Data:
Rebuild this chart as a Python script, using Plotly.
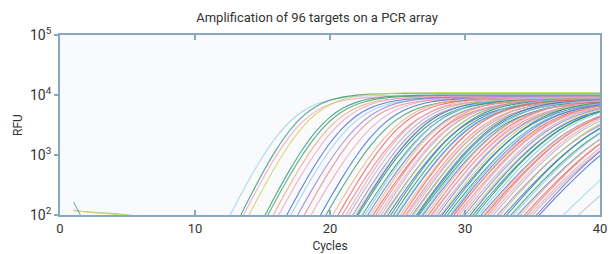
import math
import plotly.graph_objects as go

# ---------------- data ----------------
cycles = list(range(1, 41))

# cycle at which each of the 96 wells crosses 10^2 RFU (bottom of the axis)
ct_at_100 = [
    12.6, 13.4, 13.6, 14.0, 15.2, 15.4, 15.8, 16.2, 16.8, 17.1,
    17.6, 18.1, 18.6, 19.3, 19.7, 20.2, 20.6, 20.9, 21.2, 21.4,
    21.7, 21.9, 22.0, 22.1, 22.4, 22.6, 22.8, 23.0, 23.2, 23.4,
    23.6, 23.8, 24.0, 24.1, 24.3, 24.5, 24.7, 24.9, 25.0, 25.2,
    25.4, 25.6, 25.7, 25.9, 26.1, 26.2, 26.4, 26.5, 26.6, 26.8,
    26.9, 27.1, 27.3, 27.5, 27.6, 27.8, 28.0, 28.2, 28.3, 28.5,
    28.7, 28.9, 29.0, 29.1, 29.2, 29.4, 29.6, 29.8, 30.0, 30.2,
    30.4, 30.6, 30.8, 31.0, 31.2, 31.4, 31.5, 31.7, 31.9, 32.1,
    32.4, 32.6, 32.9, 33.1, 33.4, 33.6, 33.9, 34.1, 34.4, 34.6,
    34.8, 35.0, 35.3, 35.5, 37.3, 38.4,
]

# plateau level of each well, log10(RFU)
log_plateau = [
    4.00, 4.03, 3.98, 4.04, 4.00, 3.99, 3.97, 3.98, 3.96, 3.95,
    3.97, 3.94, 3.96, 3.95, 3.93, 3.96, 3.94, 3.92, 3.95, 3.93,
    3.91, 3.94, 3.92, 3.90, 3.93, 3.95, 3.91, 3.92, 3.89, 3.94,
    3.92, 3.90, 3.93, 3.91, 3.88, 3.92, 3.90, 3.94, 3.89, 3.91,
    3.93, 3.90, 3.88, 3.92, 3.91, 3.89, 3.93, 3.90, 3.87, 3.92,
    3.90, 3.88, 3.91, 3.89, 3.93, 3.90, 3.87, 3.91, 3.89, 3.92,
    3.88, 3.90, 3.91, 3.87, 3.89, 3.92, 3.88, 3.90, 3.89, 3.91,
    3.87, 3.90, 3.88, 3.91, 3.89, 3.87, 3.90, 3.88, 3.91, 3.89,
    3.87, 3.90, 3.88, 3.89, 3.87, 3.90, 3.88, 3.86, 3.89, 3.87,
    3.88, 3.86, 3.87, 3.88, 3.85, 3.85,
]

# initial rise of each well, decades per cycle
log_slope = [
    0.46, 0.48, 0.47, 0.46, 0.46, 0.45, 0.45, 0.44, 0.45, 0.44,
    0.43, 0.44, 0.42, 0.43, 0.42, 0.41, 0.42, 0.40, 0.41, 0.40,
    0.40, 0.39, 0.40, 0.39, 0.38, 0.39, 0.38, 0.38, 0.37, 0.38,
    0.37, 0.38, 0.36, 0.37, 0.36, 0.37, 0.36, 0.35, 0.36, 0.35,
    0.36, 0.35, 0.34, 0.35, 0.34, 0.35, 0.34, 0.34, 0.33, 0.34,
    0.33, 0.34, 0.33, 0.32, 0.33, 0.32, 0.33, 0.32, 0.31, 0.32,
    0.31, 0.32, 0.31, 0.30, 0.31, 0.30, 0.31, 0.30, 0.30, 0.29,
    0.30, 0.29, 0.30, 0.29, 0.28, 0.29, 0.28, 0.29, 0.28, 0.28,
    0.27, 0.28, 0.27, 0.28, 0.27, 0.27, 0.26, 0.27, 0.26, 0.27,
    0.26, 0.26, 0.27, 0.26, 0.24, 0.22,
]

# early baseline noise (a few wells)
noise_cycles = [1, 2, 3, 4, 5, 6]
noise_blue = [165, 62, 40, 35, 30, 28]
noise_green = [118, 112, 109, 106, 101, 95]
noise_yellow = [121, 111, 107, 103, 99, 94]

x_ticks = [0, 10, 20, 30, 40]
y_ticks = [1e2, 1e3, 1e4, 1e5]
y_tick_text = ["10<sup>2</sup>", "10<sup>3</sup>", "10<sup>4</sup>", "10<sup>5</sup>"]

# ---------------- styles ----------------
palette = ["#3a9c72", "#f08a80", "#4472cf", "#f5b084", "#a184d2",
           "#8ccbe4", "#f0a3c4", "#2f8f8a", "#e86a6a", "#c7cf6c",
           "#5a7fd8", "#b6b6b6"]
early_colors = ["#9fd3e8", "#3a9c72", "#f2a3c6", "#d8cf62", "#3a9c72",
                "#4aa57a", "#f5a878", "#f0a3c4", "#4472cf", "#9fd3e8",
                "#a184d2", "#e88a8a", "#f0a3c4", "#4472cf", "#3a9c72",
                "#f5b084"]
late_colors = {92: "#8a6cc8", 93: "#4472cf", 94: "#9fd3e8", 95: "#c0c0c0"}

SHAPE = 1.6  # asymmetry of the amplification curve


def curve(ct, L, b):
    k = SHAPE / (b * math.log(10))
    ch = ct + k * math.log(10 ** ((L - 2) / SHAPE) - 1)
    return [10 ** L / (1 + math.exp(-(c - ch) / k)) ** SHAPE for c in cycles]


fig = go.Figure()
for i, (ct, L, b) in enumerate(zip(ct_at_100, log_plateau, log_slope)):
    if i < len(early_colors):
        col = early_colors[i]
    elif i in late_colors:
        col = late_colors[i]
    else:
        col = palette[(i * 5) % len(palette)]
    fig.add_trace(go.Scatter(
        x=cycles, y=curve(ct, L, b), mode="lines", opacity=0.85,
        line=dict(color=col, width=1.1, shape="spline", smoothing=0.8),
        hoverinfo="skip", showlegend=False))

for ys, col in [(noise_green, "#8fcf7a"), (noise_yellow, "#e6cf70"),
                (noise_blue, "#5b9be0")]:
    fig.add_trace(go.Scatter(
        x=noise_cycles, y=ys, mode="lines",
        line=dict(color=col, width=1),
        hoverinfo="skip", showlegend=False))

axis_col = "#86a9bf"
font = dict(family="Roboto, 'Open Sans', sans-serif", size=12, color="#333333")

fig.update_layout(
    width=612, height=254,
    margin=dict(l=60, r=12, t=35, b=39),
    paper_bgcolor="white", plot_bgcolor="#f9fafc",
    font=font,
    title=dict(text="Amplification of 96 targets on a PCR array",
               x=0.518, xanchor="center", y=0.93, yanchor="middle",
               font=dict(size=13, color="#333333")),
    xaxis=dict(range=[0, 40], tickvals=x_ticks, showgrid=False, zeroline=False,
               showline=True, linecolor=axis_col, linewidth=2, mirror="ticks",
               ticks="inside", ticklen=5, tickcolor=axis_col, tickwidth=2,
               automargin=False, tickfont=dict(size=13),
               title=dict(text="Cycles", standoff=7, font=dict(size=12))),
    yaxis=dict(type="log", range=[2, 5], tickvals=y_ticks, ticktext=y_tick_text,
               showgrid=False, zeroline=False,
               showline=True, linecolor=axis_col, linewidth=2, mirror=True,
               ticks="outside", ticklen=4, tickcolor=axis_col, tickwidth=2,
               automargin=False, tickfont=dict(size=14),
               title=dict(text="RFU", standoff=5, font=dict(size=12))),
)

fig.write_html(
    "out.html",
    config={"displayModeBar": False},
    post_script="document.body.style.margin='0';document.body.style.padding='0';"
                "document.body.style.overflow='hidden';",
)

==

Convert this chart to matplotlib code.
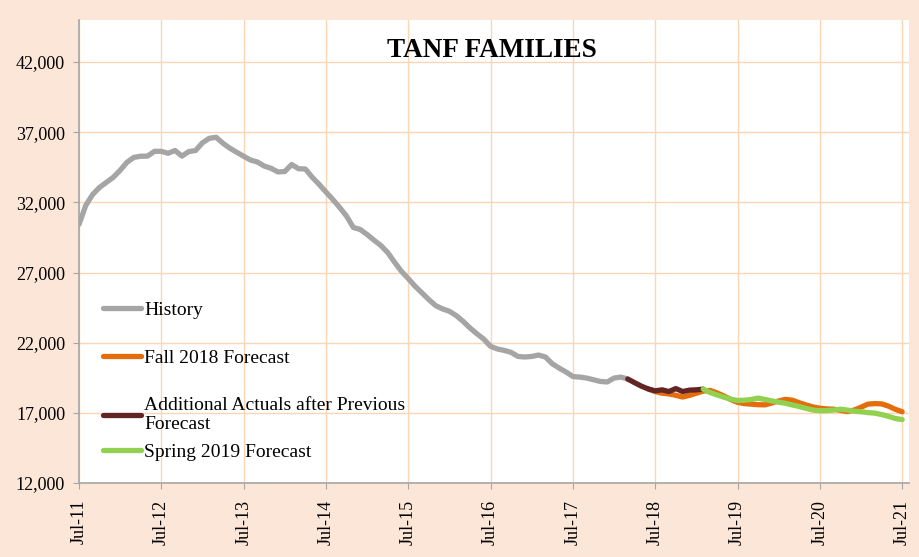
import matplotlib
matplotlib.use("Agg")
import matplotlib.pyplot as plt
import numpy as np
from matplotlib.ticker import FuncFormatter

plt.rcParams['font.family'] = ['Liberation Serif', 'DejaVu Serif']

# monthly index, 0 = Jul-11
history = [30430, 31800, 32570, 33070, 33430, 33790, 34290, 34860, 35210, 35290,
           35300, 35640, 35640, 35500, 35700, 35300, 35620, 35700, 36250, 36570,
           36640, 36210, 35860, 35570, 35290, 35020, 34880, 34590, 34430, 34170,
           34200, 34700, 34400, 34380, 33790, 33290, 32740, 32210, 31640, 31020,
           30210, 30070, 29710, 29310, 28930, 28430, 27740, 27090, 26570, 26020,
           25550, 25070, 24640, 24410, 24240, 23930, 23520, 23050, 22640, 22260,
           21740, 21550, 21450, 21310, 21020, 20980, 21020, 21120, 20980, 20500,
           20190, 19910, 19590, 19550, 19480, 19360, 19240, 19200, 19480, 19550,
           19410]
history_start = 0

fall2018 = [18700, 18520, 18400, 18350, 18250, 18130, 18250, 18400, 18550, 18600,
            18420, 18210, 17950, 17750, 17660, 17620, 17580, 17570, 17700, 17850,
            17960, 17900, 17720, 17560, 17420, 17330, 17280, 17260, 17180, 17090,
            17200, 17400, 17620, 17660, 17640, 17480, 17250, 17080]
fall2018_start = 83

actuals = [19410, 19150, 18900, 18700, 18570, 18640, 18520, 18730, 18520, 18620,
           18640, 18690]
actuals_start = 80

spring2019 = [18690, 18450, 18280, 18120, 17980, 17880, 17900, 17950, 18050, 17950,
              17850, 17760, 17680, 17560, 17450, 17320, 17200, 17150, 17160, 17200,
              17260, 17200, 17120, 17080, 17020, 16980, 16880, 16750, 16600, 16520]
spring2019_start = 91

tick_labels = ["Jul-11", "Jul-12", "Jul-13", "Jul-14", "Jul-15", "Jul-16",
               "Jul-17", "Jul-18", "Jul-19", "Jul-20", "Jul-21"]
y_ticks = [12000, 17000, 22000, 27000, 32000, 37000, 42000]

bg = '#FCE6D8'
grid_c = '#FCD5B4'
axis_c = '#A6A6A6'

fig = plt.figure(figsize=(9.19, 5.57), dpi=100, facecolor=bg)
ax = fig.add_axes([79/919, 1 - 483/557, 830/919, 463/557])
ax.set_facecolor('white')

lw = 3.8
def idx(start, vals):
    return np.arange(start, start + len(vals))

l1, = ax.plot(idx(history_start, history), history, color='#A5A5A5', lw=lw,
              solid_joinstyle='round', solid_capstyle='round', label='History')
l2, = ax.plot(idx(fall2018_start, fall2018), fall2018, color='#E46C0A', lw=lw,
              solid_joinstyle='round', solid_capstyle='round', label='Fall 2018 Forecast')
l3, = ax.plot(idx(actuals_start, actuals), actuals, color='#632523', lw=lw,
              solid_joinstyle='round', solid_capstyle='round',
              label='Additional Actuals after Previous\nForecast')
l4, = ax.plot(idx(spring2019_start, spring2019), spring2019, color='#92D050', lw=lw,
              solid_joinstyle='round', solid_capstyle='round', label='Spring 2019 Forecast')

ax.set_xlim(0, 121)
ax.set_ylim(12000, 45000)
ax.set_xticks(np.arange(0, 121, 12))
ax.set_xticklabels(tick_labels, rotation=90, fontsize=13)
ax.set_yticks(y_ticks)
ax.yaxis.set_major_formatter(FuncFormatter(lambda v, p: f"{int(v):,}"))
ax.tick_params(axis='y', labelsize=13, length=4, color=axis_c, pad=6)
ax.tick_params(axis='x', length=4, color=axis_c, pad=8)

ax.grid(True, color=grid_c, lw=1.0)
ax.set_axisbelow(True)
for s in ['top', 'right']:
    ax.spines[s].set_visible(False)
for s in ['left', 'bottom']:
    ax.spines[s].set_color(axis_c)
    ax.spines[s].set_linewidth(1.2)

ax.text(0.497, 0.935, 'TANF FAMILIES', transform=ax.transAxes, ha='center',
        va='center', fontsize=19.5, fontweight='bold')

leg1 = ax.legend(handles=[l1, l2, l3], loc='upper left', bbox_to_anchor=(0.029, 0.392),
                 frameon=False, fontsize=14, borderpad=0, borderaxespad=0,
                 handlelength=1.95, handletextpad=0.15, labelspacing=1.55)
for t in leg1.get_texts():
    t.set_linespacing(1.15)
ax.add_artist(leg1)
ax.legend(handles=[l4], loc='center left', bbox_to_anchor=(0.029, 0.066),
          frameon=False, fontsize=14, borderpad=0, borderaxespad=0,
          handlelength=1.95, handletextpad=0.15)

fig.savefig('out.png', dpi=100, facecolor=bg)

What to produce:
Word for word, retype the lines in the entries above that run from the one with "Rebuild this chart" through the one with "cycles = list(range(1, 41))". Both ends count; pictures do not.

Correct response:
Rebuild this chart as a Python script, using Plotly.
import math
import plotly.graph_objects as go

# ---------------- data ----------------
cycles = list(range(1, 41))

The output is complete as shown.